Jakarta (ANTARA) - Koordinator Nasional LSM Destructive Fishing Watch (DFW) Moh Abdi Suhufan meminta pemerintah lebih responsif dalam menangani berbagai pengaduan yang terkait dengan kondisi anak buah kapal (ABK) WNI yang bekerja di luar negeri.

"Agar instansi pemerintah lebih responsif terhadap laporan yang disampaikan Fisher Center," kata Moh Abdi Suhufan dalam rilis di Jakarta, Senin.

Ia memaparkan Fisher Center merupakan bagian dari mekanisme proteksi berbasis masyarakat yang memberikan informasi, edukasi, dan menerima pelaporan atau keluhan terkait para awak kapal perikanan (AKP).

Fisher Center yang merupakan hasil dari Proyek SAFE Seas telah beroperasi di Kota Tegal, Jawa Tengah, dan Kota Bitung, Sulawesi Utara, dan telah diresmikan Menteri Kelautan dan Perikanan, 7 Juli 2020.

"Fisher Center menjadi semacam lembaga alternatif pengaduan awak kapal perikanan yang bermasalah sebab saluran pengaduan ke pemerintah cukup banyak dengan layanan yang berbeda-beda," katanya.

Menurut Abdi, Fisher Center membantu korban dan pemerintah agar laporan yang disampaikan sudah terstandarisasi sehingga memudahkan tindaklanjut penyelesaian kasus.

Data pengaduan dari Badan Perlindungan Pekerja Migran Indonesia (BP2MI) terkait pengaduan awak kapal selama tahun 2018 sampai Mei 2020 menyatakan bahwa ada lima jenis pengaduan terbesar dari 398 aduan.

Di antara jumlah tersebut, ada 164 kasus terkait gaji yang tidak dibayar, 47 kasus ABK meninggal dunia di negara tujuan, 46 kasus terkait kecelakaan, 23 kasus terkait ABK ingin dipulangkan dan 18 kasus terkait penahanan paspor atau dokumen lainnya oleh Perusahaan Penempatan Pekerja Migran (P3MI).

Ditegaskan oleh Kepala Badan Pembinaan Hukum Nasional (BPHN), Prof.
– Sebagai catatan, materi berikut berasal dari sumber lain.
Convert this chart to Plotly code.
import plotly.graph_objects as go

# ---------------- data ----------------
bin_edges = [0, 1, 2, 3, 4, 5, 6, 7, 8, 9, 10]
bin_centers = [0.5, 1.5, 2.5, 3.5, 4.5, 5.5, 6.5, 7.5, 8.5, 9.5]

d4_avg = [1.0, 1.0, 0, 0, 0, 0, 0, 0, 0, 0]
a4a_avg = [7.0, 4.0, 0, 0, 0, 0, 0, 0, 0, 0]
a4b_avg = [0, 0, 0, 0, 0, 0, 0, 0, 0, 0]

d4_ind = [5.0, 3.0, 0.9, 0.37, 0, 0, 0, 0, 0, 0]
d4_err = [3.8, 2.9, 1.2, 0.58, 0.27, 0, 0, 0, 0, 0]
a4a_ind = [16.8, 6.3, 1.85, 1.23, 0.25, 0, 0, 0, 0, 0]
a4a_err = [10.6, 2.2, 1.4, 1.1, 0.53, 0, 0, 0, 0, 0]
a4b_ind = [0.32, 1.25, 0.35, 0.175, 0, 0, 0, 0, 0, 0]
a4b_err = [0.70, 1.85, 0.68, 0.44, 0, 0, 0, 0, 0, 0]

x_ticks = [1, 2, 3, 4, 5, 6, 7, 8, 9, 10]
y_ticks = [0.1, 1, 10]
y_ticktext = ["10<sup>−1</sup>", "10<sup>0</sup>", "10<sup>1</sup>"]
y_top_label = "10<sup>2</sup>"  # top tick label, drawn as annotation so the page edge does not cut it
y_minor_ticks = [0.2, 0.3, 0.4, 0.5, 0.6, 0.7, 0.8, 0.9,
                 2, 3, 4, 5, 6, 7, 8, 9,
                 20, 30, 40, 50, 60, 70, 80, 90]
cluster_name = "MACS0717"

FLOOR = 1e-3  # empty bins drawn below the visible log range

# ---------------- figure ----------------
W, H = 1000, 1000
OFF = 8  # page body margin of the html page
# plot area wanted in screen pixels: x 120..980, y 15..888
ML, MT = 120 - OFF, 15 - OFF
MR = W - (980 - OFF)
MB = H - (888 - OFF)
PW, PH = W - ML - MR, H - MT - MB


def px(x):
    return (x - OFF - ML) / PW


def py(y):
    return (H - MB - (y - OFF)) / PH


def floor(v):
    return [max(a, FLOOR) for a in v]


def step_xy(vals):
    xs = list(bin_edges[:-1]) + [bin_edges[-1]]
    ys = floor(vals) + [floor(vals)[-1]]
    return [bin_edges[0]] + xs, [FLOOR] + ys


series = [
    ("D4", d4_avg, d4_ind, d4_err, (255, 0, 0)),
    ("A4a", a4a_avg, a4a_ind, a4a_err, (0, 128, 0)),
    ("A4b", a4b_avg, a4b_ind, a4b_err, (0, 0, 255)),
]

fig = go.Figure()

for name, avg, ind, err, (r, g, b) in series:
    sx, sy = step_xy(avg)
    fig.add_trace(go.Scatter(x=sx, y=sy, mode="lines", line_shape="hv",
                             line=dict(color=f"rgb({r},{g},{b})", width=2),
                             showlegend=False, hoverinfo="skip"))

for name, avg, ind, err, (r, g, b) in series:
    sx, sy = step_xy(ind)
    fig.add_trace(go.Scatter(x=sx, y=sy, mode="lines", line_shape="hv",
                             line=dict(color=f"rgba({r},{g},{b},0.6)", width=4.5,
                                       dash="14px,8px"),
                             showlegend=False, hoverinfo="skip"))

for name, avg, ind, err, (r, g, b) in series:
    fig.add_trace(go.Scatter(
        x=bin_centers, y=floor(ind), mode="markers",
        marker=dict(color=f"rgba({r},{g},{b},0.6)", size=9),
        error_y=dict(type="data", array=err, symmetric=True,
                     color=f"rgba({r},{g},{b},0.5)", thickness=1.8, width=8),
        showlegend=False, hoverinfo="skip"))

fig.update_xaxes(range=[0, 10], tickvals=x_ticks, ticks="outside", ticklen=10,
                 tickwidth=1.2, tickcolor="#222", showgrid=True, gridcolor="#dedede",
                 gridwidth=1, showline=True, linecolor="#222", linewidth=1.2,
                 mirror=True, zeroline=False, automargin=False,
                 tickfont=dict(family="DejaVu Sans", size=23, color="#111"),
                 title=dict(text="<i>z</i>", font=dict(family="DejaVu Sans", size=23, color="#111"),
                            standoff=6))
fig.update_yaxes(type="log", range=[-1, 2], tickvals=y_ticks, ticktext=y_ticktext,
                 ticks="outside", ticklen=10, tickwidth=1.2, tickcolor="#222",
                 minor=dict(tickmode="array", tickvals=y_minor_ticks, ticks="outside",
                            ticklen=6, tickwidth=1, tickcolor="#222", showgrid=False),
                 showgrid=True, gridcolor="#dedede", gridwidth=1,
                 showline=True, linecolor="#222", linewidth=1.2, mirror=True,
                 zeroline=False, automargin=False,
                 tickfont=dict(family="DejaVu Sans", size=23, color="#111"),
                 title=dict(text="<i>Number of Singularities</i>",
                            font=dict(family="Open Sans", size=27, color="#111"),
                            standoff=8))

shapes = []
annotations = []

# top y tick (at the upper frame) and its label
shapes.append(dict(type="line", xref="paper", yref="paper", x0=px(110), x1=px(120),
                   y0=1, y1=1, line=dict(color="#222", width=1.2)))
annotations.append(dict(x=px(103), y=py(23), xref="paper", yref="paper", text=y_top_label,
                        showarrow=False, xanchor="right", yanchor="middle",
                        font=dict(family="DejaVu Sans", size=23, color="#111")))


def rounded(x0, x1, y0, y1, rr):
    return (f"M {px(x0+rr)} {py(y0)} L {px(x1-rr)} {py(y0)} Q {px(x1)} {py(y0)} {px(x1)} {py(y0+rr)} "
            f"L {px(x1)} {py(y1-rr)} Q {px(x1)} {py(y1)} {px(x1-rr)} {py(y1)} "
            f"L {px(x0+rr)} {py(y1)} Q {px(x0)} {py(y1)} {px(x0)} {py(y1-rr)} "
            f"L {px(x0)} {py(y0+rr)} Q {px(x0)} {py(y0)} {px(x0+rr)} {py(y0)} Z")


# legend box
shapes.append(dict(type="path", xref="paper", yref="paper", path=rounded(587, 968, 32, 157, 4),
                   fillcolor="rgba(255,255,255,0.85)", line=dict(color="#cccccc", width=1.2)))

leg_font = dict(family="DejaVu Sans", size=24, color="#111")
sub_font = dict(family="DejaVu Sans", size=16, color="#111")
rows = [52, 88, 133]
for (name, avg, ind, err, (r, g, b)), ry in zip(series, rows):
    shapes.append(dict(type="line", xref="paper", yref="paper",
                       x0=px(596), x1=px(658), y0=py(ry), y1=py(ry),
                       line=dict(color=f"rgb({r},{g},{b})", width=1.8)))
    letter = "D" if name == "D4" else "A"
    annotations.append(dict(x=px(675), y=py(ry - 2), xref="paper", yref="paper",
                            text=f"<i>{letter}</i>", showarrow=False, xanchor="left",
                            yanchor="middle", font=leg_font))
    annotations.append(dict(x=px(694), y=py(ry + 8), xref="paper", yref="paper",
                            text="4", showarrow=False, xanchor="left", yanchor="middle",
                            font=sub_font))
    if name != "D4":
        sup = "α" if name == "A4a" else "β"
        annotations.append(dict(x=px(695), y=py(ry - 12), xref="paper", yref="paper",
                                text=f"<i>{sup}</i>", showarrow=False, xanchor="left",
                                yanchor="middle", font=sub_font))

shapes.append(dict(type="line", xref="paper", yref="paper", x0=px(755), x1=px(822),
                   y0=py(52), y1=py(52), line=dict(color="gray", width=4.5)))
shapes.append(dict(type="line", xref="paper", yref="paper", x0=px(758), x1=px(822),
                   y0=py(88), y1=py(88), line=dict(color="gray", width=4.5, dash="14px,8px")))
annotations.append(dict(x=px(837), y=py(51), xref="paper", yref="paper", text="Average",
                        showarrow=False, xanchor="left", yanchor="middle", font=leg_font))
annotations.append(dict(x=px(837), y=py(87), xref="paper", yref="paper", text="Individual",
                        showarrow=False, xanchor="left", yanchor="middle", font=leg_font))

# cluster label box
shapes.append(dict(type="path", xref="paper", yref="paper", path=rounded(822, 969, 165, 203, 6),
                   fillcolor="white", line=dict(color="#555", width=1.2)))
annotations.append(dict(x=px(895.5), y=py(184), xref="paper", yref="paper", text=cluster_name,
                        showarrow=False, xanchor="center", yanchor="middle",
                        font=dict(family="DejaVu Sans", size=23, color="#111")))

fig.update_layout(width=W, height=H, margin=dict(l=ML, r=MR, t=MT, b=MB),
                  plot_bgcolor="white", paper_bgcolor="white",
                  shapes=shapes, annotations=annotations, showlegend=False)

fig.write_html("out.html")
Benny Riyanto bahwa bantuan hukum dapat diberikan secara cuma-cuma bagi AKP yang tergolong kelompok masyarakat kurang mampu. BPHN juga memiliki aplikasi konsultasi hukum secara daring dan gratis bagi seluruh masyarakat.

Wakil Ketua Lembaga Perlindungan Saksi dan Korban (LPSK), Antonius PS Wibowo menilai penting penataan ulang peraturan serta perizinan guna melindungi awak kapal perikanan.
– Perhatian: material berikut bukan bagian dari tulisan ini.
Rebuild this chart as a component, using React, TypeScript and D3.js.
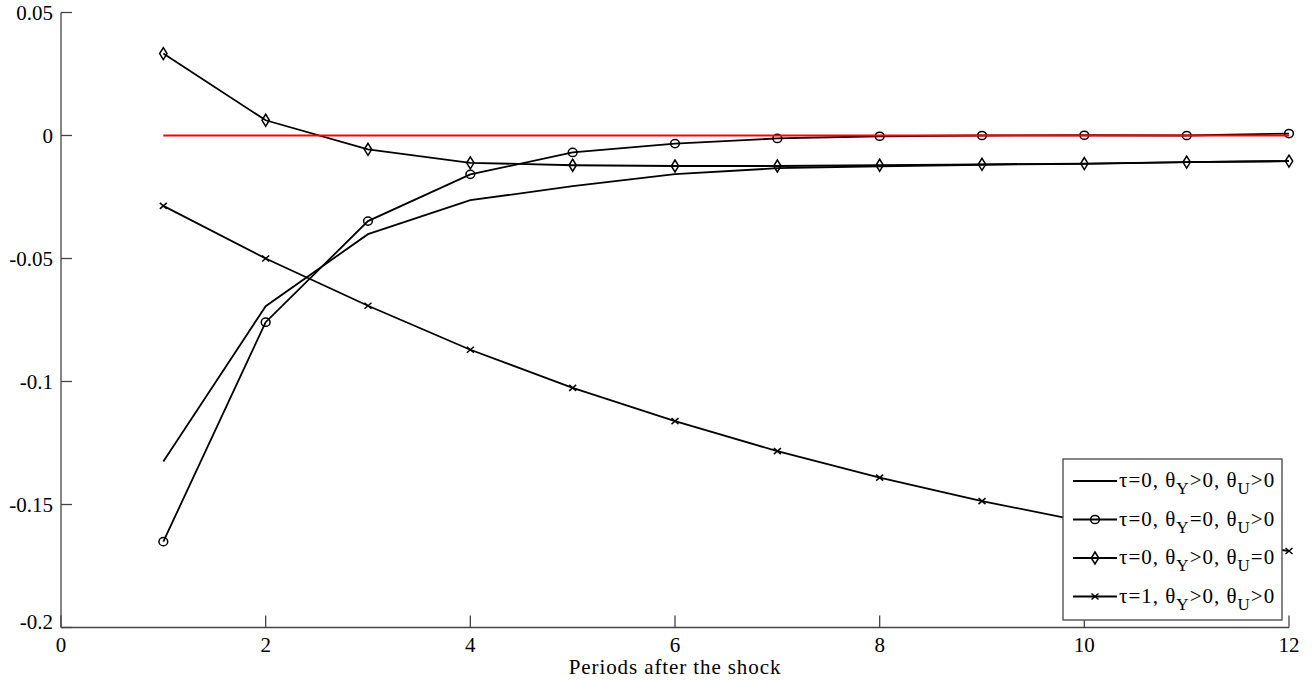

Asisten Deputi Bidang Keamanan dan Ketahanan Maritim Kemenko Bidang Kemaritiman, Basilio Araujo mengatakan bahwa harmonisasi peraturan menjadi penting dengan mengacu kepada Peraturan internasional dan menginternalisasikannya ke dalam peraturan nasional guna mendorong kepastian perlindungan AKP perikanan tangkap yang berkeadilan.
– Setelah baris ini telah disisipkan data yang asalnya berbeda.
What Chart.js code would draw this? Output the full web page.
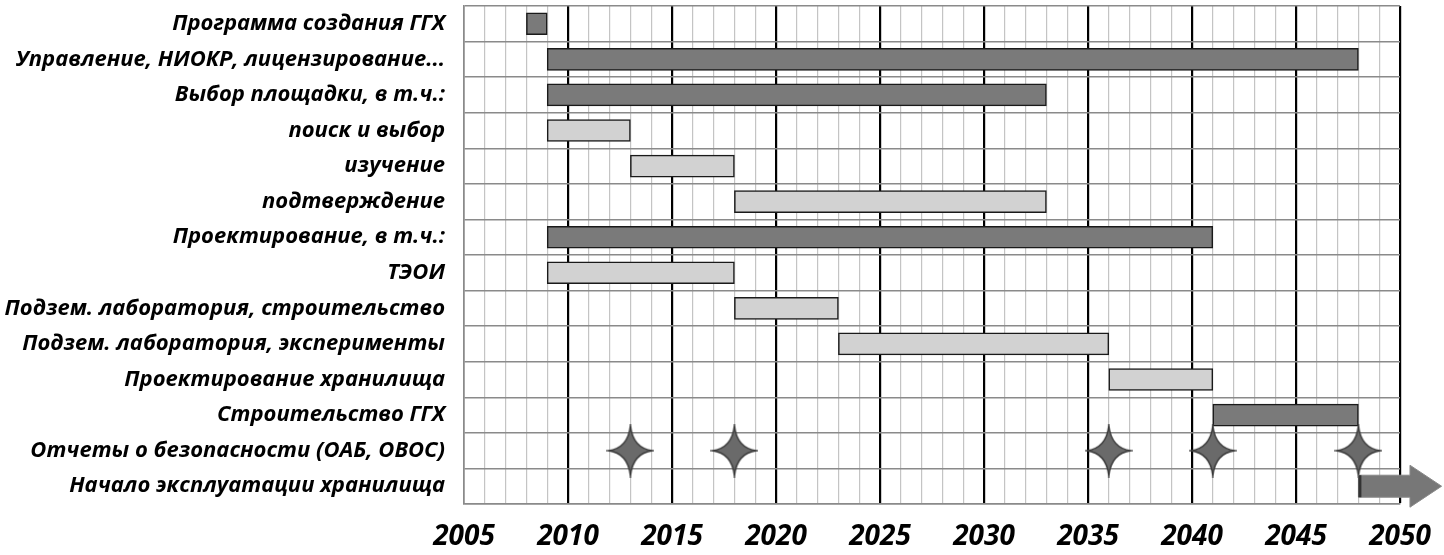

Sebelumnya, Menteri Kelautan dan Perikanan Edhy Prabowo menyatakan bahwa anak buah kapal (ABK) yang akan bekerja di luar negeri perlu memiliki sertifikat lengkap sesuai aturan yang berlaku agar meminimalkan potensi terjadinya kasus mengenaskan ABK WNI.

"Mereka (ABK Indonesia) yang diizinkan bekerja di luar negeri perlu dipastikan sertifikasinya lengkap," kata Menteri Edhy dalam Rapat Kerja dengan Komisi IV DPR RI, Jakarta, Kamis (27/8).